By level of development
Of these 235 potential projects, 29% are in the bidding/final design stage, with Africa and Southeast Asia the most active regions. Final investment decisions and contract awards for these projects are possible in the next 12-24 months. 46% of projects are in the planning stage. A number of these projects from northern Europe, Gulf of Mexico, and Brazil have yet to move to the bidding/final design stage due to technical complexity and regulatory environment. The final 25% are in the appraisal stage, predominantly deepwater discoveries in Brazil and Africa.
By water depth
Before 2000, almost all floating production units were located in less than 1,000 m (3,280 ft) of water. Since 2010, over half of new units are located in more than 1,000 m, including 30% in more than 1,500 m (4,921 ft). For projects in the planning pipeline, 59 projects (25%) are in ultra-deepwater and 38 projects (16%) are in water depths of 1,000 to 1,500 m. The remaining 138 projects (61%) are in less than 1,000 m. Brazil and Africa account for the vast majority of deepwater projects – 63% of projects located in more than 1,000 m waters are in these two areas.
Many of the smaller deepwater developments will struggle to be economically viable in the current environment. However, the larger deepwater fields, such as Brazil's presalt fields should remain attractive. BG and Petrobras reported that their presalt developments had a break-even of $45/bbl.

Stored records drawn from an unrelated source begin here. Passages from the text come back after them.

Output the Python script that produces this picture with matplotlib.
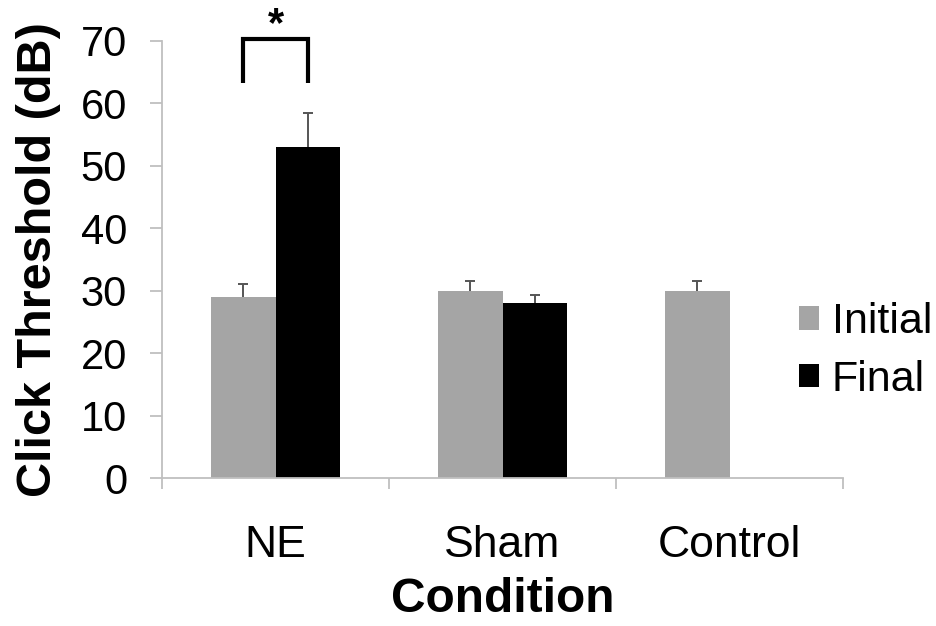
import matplotlib
matplotlib.use("Agg")
import matplotlib.pyplot as plt
import numpy as np
from matplotlib.patches import Patch

plt.rcParams['font.family'] = ['Liberation Sans', 'DejaVu Sans']

categories = ["NE", "Sham", "Control"]
initial_vals = [29.0, 30.0, 30.0]
initial_err = [2.0, 1.6, 1.6]
final_vals = [53.0, 28.0]
final_err = [5.4, 1.3]
y_ticks = [0, 10, 20, 30, 40, 50, 60, 70]
series_names = ["Initial", "Final"]
sig_label = "*"

gray = "#a5a5a5"
axis_col = "#bfbfbf"
err_col = "#555555"

fig = plt.figure(figsize=(9.37, 6.26), dpi=100)
ax = fig.add_axes([0.1729, 0.2364, 0.7268, 0.6986])

x = np.arange(len(categories))
w = 0.286
xi = x - w / 2
xf = x[:len(final_vals)] + w / 2

ek = dict(ecolor=err_col, elinewidth=1.4, capsize=3.3, capthick=1.4)
b1 = ax.bar(xi, initial_vals, w, color=gray,
            yerr=[np.zeros(len(initial_vals)), initial_err], error_kw=ek)
b2 = ax.bar(xf, final_vals, w, color="black",
            yerr=[np.zeros(len(final_vals)), final_err], error_kw=ek)
for b in (b1, b2):
    caps = b.errorbar.lines[1]
    if len(caps) > 1:
        caps[0].set_visible(False)

ax.set_xlim(-0.5, len(categories) - 0.5)
ax.set_ylim(0, 70)
ax.set_yticks(y_ticks)
ax.set_yticklabels([str(v) for v in y_ticks], fontsize=30)
ax.set_xticks(x)
ax.set_xticklabels(categories, fontsize=32)
ax.set_xticks(np.arange(len(categories) + 1) - 0.5, minor=True)

for s in ["top", "right"]:
    ax.spines[s].set_visible(False)
for s in ["left", "bottom"]:
    ax.spines[s].set_color(axis_col)
    ax.spines[s].set_linewidth(1.3)

ax.tick_params(axis='y', direction='out', length=8.6, width=1.3, color=axis_col, pad=16.5)
ax.tick_params(axis='x', which='major', length=0, pad=34)
ax.tick_params(axis='x', which='minor', direction='out', length=8, width=1.3, color=axis_col)

ax.set_xlabel("Condition", fontsize=34.5, fontweight='bold', labelpad=8)
ax.set_ylabel("Click Threshold (dB)", fontsize=35, fontweight='bold', labelpad=14)

# significance bracket between NE bars
ax.plot([xi[0], xi[0], xf[0], xf[0]], [63.3, 70.3, 70.3, 63.3], color="black",
        lw=3, clip_on=False, solid_joinstyle='miter', solid_capstyle='butt')
ax.text(x[0], 70.8, sig_label, ha='center', va='baseline', fontsize=30,
        fontweight='bold', clip_on=False)

handles = [Patch(facecolor=gray, edgecolor='none'), Patch(facecolor='black', edgecolor='none')]
fig.legend(handles, series_names, loc='center left',
           bbox_to_anchor=(799 / 937, 1 - 351 / 626), fontsize=31, frameon=False,
           handlelength=0.46, handleheight=0.46, handletextpad=0.3,
           labelspacing=0.4, borderpad=0, borderaxespad=0)

fig.savefig("out.png", dpi=100)
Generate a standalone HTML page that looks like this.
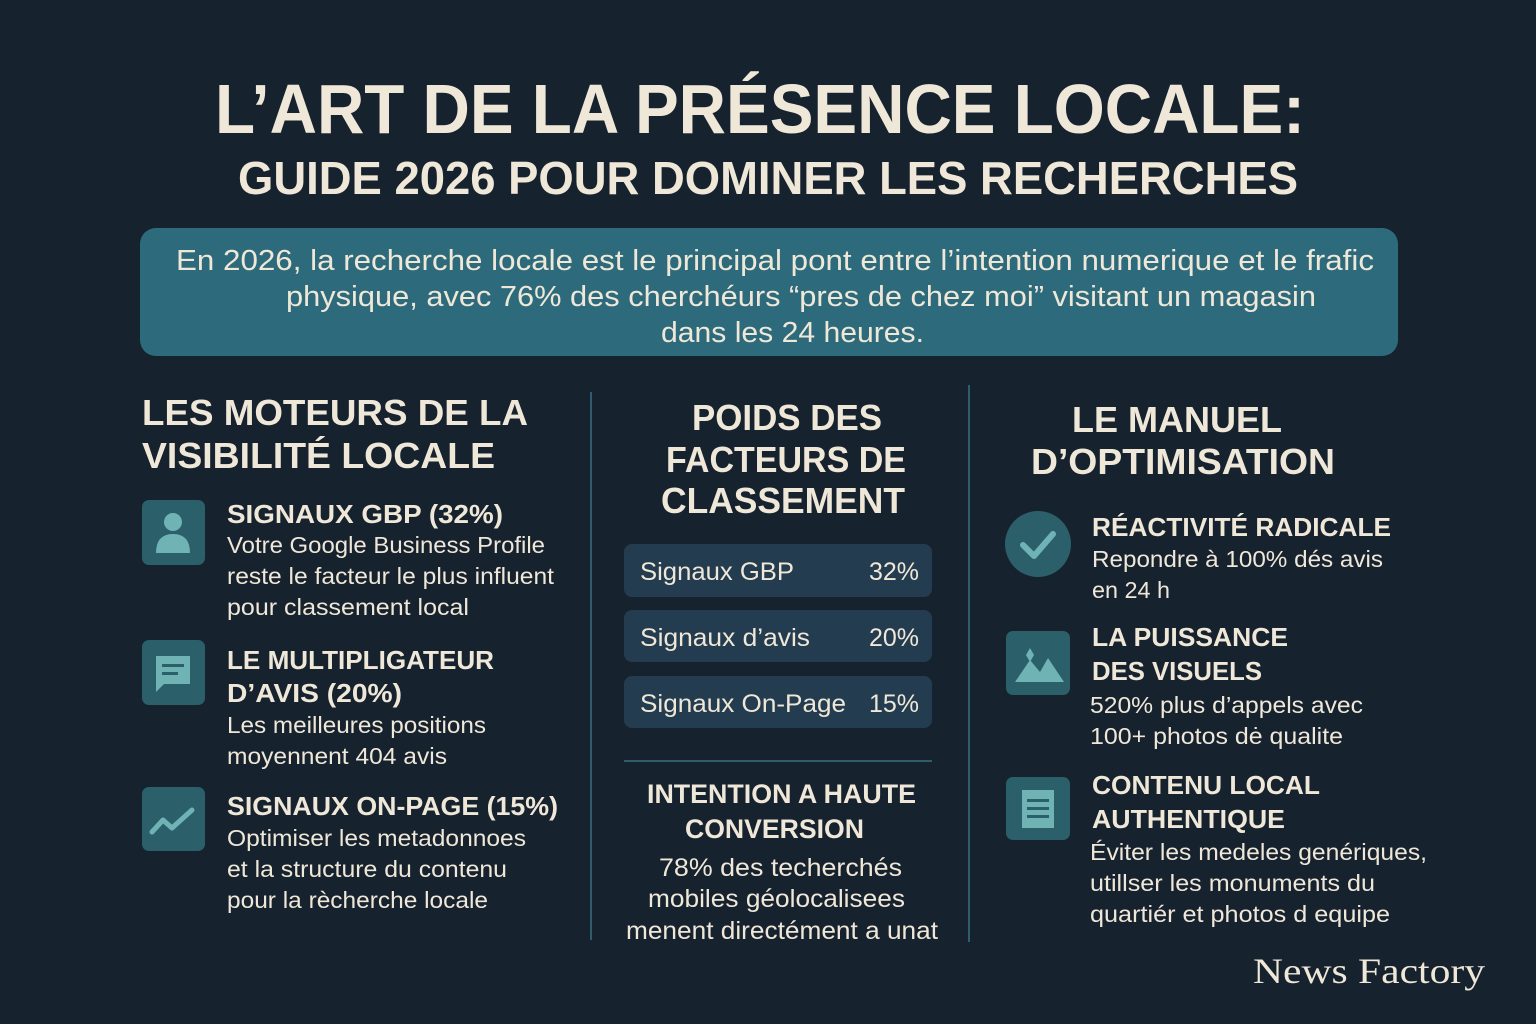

The results of EMA's 2015 Floating Production Industry Survey largely fulfilled the firm's expectations, with a few exceptions. In terms of regions with the largest growth opportunities, most respondents agreed that Brazil, West Africa, and Southeast Asia would be the dominant areas. Very few were excited about the prospects for Australia, while EMA believes that there will be a few, extremely large FLNG projects there in the next five years. Perhaps the lack of enthusiasm is explained by the limited number of projects, despite the very large capex.